The story starts at McGill University in Montreal, in 1875. For centuries, people had been strapping bones or wood or metal objects onto their feet to move across the ice. But on March 3, 1875, eighteen McGill students, many of them rugby players, came onto the ice at the Victoria Skating Rink near the university, in order to play a very special game. It had been some time in the planning, and an announcement had appeared in the Gazette that morning.
Similar games had been played on outdoor ponds for decades in Canada, most notably in Nova Scotia. The sticks of the early players were short, like those in field hockey; a lacrosse ball was used in lieu of a puck.

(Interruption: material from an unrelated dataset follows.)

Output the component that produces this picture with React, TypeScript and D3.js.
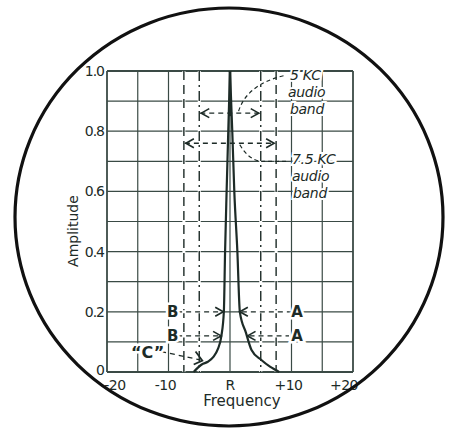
import React from "react";
import * as d3 from "d3";

// ---- data ----
const xDomain = [-20, 20];
const yDomain = [0, 1];
const gridFreqs = [-20, -15, -10, 0, 10, 15, 20];
const gridAmps = [0, 0.1, 0.2, 0.3, 0.4, 0.5, 0.6, 0.7, 0.8, 0.9, 1.0];
const xTickValues = [-20, -10, 0, 10, 20];
const xTickLabels = ["-20", "-10", "R", "+10", "+20"];
const yTickValues = [1.0, 0.8, 0.6, 0.4, 0.2, 0];
const yTickLabels = ["1.0", "0.8", "0.6", "0.4", "0.2", "0"];

// resonance curve (frequency offset, amplitude)
const leftFreq = [-5.9, -5.3, -4.6, -3.6, -2.7, -2.0, -1.4, -1.0, -0.8, -0.55, -0.28, 0];
const leftAmp = [0.0, 0.013, 0.025, 0.034, 0.05, 0.075, 0.12, 0.2, 0.4, 0.6, 0.8, 1.0];
const rightFreq = [0, 0.37, 0.7, 1.2, 1.6, 2.6, 3.5, 5.1, 6.5, 7.6, 8.0];
const rightAmp = [1.0, 0.8, 0.6, 0.4, 0.2, 0.13, 0.073, 0.04, 0.018, 0.005, 0];

// audio bands
const bandHalfWidths = [5, 7.5];
const bandArrowAmps = [0.86, 0.76];
const bandLabels = [["5 KC", "audio", "band"], ["7.5 KC", "audio", "band"]];

// B / A marker rows
const rowAmps = [0.2, 0.12];
const rowLeftTips = [-1.1, -1.45];
const rowRightTips = [1.6, 2.85];

const INK = "#1d2b27";
const GRID = "#3a4a45";

export default function App() {
  const x = d3.scaleLinear().domain(xDomain).range([107, 353]);
  const y = d3.scaleLinear().domain(yDomain).range([372, 71]);

  const leftPts: [number, number][] = leftFreq.map((f, i) => [x(f), y(leftAmp[i])]);
  const rightPts: [number, number][] = rightFreq.map((f, i) => [x(f), y(rightAmp[i])]);
  const lineGen = d3.line().curve(d3.curveMonotoneX);

  const chev = (tx: number, ty: number, dir: number) =>
    `M${tx - dir * 8},${ty - 4.5} L${tx},${ty} L${tx - dir * 8},${ty + 4.5}`;

  const labelStyle: React.CSSProperties = { paintOrder: "stroke" };

  const xL = x(-20), xR = x(20), yT = y(1), yB = y(0);

  return (
    <svg
      width={450}
      height={432}
      style={{ position: "absolute", left: 0, top: 0, background: "#fff" }}
      fontFamily="'DejaVu Sans', sans-serif"
    >
      <rect x={0} y={0} width={450} height={432} fill="#fff" />
      {/* grid */}
      {gridFreqs.map((f) => (
        <line key={"gx" + f} x1={x(f)} x2={x(f)} y1={yT} y2={yB} stroke={GRID}
          strokeWidth={f === -20 || f === 20 ? 1.8 : 1.2} />
      ))}
      {gridAmps.map((a) => (
        <line key={"gy" + a} x1={xL} x2={xR} y1={y(a)} y2={y(a)} stroke={GRID}
          strokeWidth={a === 0 || a === 1 ? 1.8 : 1.2} />
      ))}

      {/* band boundary lines */}
      {bandHalfWidths.map((h, i) =>
        [-1, 1].map((s) => (
          <g key={"b" + i + s}>
            <line x1={x(s * h)} x2={x(s * h)} y1={yT} y2={yB} stroke="#fff" strokeWidth={3} />
            <line x1={x(s * h)} x2={x(s * h)} y1={yT} y2={yB} stroke={INK} strokeWidth={1.4}
              strokeDasharray={i === 0 ? "10,4,2,4" : "9,5"} />
          </g>
        ))
      )}

      {/* band arrows */}
      {bandHalfWidths.map((h, i) => {
        const yy = y(bandArrowAmps[i]);
        return (
          <g key={"ba" + i} fill="none" stroke={INK} strokeWidth={1.3}>
            <line x1={x(-h) + 1} x2={x(h) - 1} y1={yy} y2={yy} strokeDasharray="5,4" />
            <path d={chev(x(-h) + 2, yy, -1)} strokeWidth={1.6} />
            <path d={chev(x(h) - 2, yy, 1)} strokeWidth={1.6} />
          </g>
        );
      })}

      {/* leaders to band labels */}
      <path d={`M${x(1.4)},${y(0.86) - 2} C${x(2.2)},${y(0.92)} ${x(4.5)},${y(0.965)} ${x(8.9)},${y(0.985)}`}
        fill="none" stroke={INK} strokeWidth={1.2} strokeDasharray="4,3" />
      <path d={`M${x(1.6)},${y(0.755)} Q${x(3.0)},${y(0.705)} ${x(5.0)},${y(0.7)} L${x(9.5)},${y(0.7)}`}
        fill="none" stroke={INK} strokeWidth={1.2} strokeDasharray="4,3" />

      {bandLabels.map((lbl, i) => {
        const baseY = i === 0 ? [80, 97, 114] : [164, 181, 198];
        const baseX = i === 0 ? [290, 288, 290] : [292, 292, 293];
        return lbl.map((t, j) => (
          <text key={"bl" + i + j} x={baseX[j]} y={baseY[j]} fontSize={14} fontStyle="italic"
            fill={INK} stroke="#fff" strokeWidth={4} style={labelStyle} letterSpacing={-0.3}>
            {t}
          </text>
        ));
      })}

      {/* B / A rows */}
      {rowAmps.map((a, i) => {
        const yy = y(a);
        const lt = x(rowLeftTips[i]);
        const rt = x(rowRightTips[i]);
        return (
          <g key={"row" + i}>
            <line x1={x(-8.6)} x2={lt} y1={yy} y2={yy} stroke="#fff" strokeWidth={3} />
            <line x1={rt} x2={x(9.6)} y1={yy} y2={yy} stroke="#fff" strokeWidth={3} />
            <line x1={x(-8.6)} x2={lt - 2} y1={yy} y2={yy} stroke={INK} strokeWidth={1.3} strokeDasharray="5,4" />
            <line x1={rt + 2} x2={x(9.6)} y1={yy} y2={yy} stroke={INK} strokeWidth={1.3} strokeDasharray="5,4" />
            <path d={chev(lt, yy, 1)} fill="none" stroke={INK} strokeWidth={1.7} />
            <path d={chev(rt, yy, -1)} fill="none" stroke={INK} strokeWidth={1.7} />
            <text x={x(-9.3)} y={yy + 5.5} textAnchor="middle" fontSize={15} fontWeight="bold"
              fill={INK} stroke="#fff" strokeWidth={5} style={labelStyle}>B</text>
            <text x={x(10.9)} y={yy + 5.5} textAnchor="middle" fontSize={15} fontWeight="bold"
              fill={INK} stroke="#fff" strokeWidth={5} style={labelStyle}>A</text>
          </g>
        );
      })}

      {/* "C" label */}
      <line x1={x(-11.2)} x2={x(-4.8)} y1={y(0.068)} y2={y(0.04)} stroke={INK} strokeWidth={1.3} strokeDasharray="5,4" />
      <path d={`M${x(-5.6)},${y(0.068)} L${x(-4.5)},${y(0.038)} L${x(-5.9)},${y(0.025)}`} fill="none" stroke={INK} strokeWidth={1.8} />
      <text x={x(-13.4)} y={y(0.045)} textAnchor="middle" fontSize={16} fontWeight="bold"
        fill={INK} stroke="#fff" strokeWidth={5} style={labelStyle}>“C”</text>

      {/* resonance curve */}
      <path d={lineGen(leftPts) || ""} fill="none" stroke={INK} strokeWidth={2.2} strokeLinejoin="round" />
      <path d={lineGen(rightPts) || ""} fill="none" stroke={INK} strokeWidth={2.2} strokeLinejoin="round" />
      <line x1={x(0)} x2={x(0)} y1={yT} y2={y(0.85)} stroke={INK} strokeWidth={2.5} />

      {/* y tick labels */}
      {yTickValues.map((v, i) => (
        <text key={"yt" + v} x={104} y={y(v) + (v === 0 ? 3 : 5)} textAnchor="end" fontSize={14}
          fill={INK} letterSpacing={-1}>
          {yTickLabels[i]}
        </text>
      ))}
      {/* x tick labels */}
      {xTickValues.map((v, i) => (
        <text key={"xt" + v} x={x(v) + (v === -20 ? 8 : v === 20 ? -9 : v === 0 ? 0 : -3)} y={390}
          textAnchor="middle" fontSize={14} fill={INK} letterSpacing={-0.5}>
          {xTickLabels[i]}
        </text>
      ))}
      <text x={242} y={406} textAnchor="middle" fontSize={15} fill={INK}>Frequency</text>
      <text transform="translate(78,231) rotate(-90)" textAnchor="middle" fontSize={14} fill={INK}>Amplitude</text>

      {/* round frame */}
      <ellipse cx={229} cy={217} rx={214} ry={209} fill="none" stroke="#111" strokeWidth={3.2} />
    </svg>
  );
}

The players acted as their own organizers: the rules evolved by trial and error to reflect the game they wanted to play and the conditions they faced. Depending on the size of the pond, any number of players could play.
It was different indoors on the Victoria Rink. The ice surface was smaller—there was room for only nine players on each side. There were no boards; only a slight rise separated the ice from the off-ice area around it. To protect the rink’s glass windows and the large number of spectators expected, the usual lacrosse ball was considered too dangerous and a flat, square, wooden “puck” was used instead. The “nets” were two vertical sticks with flags on top, set eight feet apart. The game was played in two thirty-minute halves. As in rugby, player substitutions were not allowed to enter and re-enter the game, and all of the players remained on the ice throughout the entire sixty minutes of play. After all, sport was a test of endurance. Also as in rugby, no forward passes were permitted. The puck could be advanced only by a player skating it up the ice. After all, sport was a trial of character.